[Source code of charts]
____
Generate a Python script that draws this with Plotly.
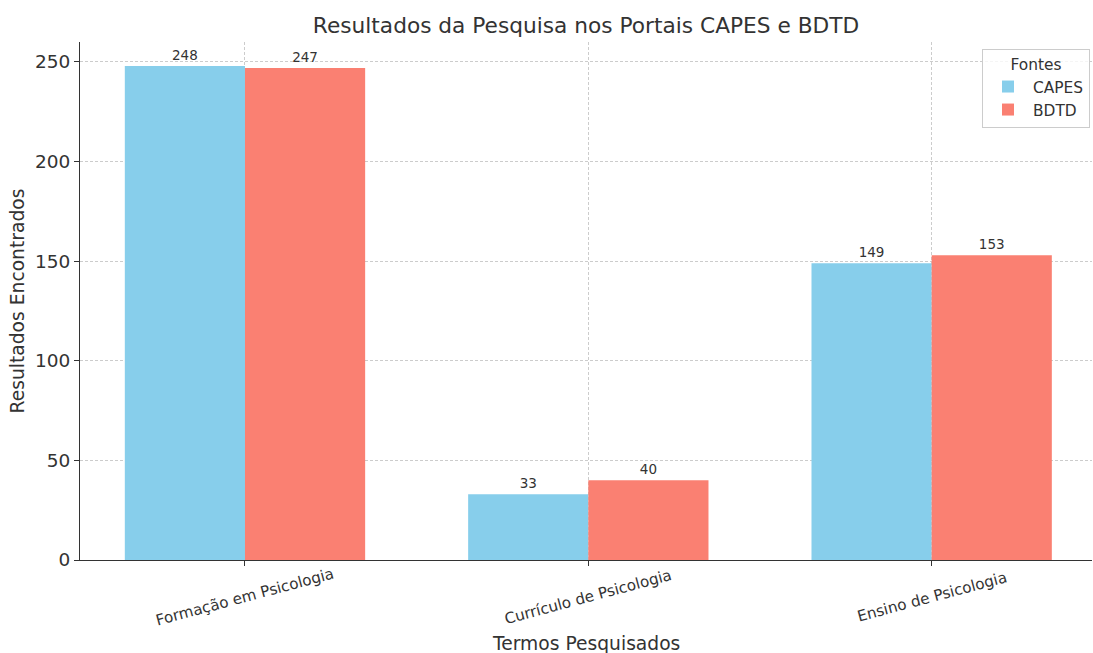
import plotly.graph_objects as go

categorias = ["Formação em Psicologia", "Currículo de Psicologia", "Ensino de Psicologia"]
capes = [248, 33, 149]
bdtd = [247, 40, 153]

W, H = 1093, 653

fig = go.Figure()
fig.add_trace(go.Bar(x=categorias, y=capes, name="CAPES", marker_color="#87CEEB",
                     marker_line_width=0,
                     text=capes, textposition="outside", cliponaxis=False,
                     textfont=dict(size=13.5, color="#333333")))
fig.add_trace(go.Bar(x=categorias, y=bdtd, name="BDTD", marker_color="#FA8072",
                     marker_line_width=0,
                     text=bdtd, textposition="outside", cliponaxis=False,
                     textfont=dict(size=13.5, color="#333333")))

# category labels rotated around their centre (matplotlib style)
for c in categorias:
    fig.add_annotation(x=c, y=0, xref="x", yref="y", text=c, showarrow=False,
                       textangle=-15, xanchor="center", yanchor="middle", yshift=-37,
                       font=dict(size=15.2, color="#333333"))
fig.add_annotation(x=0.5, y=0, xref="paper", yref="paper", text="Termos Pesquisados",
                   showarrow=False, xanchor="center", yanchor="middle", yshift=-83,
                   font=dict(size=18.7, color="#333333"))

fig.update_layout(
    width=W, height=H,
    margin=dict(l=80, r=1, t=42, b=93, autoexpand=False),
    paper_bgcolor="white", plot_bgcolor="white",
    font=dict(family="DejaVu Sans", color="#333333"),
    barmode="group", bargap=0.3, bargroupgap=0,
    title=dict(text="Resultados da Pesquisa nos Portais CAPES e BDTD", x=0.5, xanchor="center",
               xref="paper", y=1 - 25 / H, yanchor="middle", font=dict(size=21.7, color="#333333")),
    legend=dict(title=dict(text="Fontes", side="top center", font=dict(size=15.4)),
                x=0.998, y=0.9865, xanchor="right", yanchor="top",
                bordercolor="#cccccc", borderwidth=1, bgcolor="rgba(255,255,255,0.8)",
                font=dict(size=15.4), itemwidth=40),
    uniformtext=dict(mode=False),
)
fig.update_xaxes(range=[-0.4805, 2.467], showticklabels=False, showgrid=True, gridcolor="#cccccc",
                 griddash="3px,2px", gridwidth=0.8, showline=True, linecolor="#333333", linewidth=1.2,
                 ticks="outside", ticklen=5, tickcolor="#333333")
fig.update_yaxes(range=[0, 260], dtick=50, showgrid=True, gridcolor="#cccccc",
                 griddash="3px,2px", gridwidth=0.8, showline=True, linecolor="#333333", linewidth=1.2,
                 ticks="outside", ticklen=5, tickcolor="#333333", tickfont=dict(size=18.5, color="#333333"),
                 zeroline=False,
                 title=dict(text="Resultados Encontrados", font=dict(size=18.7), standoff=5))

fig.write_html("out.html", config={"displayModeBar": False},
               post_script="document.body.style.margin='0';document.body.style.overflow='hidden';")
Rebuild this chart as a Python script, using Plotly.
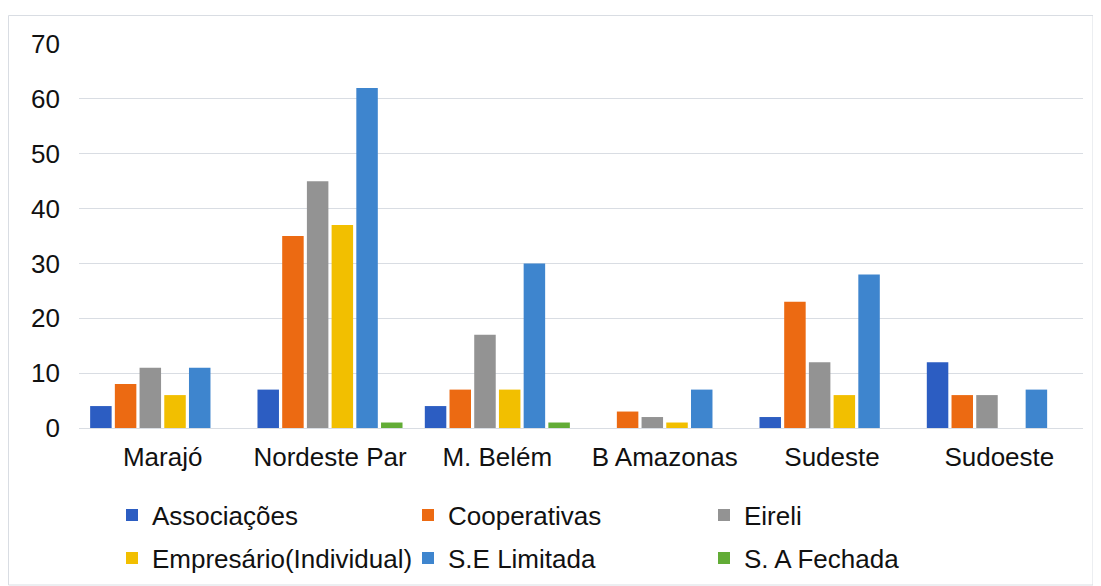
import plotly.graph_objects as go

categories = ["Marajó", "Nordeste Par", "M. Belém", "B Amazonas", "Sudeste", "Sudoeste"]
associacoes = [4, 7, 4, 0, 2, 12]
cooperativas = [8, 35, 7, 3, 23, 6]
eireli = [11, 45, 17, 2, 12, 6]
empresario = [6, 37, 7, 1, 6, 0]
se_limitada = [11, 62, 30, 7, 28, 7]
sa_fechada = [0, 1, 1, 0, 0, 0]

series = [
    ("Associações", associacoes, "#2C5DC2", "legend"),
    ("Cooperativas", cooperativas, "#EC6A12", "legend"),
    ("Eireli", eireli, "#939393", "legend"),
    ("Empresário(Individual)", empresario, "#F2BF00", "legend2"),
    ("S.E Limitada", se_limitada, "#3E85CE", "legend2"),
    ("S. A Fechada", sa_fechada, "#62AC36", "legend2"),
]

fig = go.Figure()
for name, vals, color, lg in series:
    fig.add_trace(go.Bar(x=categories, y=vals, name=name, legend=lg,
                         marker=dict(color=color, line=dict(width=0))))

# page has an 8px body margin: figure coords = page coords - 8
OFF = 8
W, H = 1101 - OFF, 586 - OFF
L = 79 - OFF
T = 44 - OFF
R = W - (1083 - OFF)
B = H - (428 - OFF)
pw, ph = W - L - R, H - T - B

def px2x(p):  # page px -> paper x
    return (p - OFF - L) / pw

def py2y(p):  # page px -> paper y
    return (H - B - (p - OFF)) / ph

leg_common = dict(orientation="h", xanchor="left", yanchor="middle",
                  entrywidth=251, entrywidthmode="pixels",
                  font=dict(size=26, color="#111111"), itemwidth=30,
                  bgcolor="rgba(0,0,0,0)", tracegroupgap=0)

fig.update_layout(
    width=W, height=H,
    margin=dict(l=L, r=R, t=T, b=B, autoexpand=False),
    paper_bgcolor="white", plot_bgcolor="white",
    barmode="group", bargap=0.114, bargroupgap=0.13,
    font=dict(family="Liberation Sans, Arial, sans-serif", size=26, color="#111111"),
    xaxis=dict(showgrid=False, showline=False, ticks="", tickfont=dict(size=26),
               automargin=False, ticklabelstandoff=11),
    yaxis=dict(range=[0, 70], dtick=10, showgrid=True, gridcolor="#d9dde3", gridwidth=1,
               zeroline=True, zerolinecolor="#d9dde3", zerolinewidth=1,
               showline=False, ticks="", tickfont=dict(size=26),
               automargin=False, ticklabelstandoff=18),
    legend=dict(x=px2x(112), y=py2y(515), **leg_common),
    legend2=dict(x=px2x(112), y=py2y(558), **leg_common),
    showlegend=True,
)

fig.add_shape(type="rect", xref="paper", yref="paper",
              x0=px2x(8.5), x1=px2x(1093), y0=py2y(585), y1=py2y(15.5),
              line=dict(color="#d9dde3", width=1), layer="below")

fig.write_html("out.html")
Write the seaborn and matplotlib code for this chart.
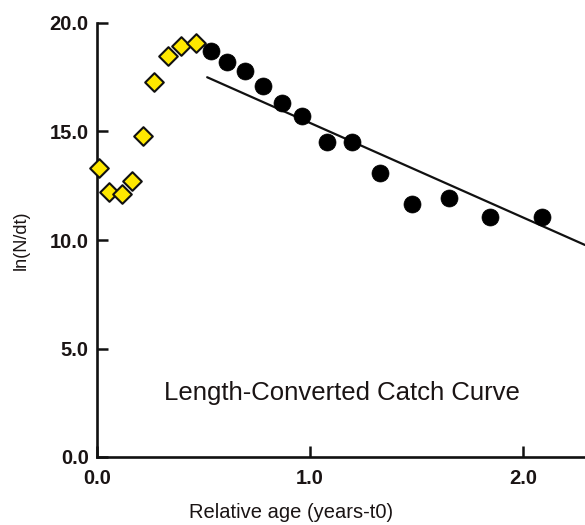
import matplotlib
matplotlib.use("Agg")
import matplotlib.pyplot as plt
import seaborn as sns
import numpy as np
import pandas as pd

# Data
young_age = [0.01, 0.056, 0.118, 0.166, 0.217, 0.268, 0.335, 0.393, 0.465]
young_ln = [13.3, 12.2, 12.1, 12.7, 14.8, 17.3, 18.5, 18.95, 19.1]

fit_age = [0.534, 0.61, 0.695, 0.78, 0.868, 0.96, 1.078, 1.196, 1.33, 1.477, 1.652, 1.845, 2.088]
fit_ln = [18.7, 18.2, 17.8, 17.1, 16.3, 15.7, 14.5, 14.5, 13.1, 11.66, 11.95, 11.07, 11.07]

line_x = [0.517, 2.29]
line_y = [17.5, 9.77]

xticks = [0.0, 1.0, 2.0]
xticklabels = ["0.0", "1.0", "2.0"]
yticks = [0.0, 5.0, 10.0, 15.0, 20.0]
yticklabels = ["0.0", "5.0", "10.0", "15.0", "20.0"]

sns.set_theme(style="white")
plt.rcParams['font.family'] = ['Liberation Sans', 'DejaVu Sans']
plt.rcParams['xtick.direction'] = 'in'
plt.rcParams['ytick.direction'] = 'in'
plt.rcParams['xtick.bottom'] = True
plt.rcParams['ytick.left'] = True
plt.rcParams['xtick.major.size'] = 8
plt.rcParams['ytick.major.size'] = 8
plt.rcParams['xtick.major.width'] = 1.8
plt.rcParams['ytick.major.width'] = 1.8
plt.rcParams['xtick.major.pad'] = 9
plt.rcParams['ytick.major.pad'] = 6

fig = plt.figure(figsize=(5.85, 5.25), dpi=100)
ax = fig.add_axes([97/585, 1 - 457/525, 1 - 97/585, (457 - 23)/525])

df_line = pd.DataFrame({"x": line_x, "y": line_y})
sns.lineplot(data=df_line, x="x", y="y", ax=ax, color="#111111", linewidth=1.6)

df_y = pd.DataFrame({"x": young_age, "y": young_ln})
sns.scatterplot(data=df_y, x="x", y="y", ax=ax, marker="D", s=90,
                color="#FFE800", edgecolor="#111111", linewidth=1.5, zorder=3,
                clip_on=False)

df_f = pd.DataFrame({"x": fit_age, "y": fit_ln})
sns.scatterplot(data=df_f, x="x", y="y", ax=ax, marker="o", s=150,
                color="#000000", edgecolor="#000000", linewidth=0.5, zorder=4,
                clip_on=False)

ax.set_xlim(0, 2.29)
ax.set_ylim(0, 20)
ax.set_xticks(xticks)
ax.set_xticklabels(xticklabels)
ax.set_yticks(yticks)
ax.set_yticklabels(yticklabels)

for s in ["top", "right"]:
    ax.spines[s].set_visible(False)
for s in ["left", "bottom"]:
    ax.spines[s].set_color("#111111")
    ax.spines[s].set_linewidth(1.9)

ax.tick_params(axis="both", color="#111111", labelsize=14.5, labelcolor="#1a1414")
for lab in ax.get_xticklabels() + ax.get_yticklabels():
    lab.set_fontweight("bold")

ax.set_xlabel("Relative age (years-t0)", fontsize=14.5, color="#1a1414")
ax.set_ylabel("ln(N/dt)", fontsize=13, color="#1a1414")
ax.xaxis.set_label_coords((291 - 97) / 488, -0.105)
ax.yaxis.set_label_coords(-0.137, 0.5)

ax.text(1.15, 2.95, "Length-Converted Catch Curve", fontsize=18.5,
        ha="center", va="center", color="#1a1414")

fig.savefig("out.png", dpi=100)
____
_Problem to work on_
Take the lines above from the top of the records through the one with "W, H = 1093, 653" and repeat them exactly, without any pictures.

_Result of this task_
Generate a Python script that draws this with Plotly.
import plotly.graph_objects as go

categorias = ["Formação em Psicologia", "Currículo de Psicologia", "Ensino de Psicologia"]
capes = [248, 33, 149]
bdtd = [247, 40, 153]

W, H = 1093, 653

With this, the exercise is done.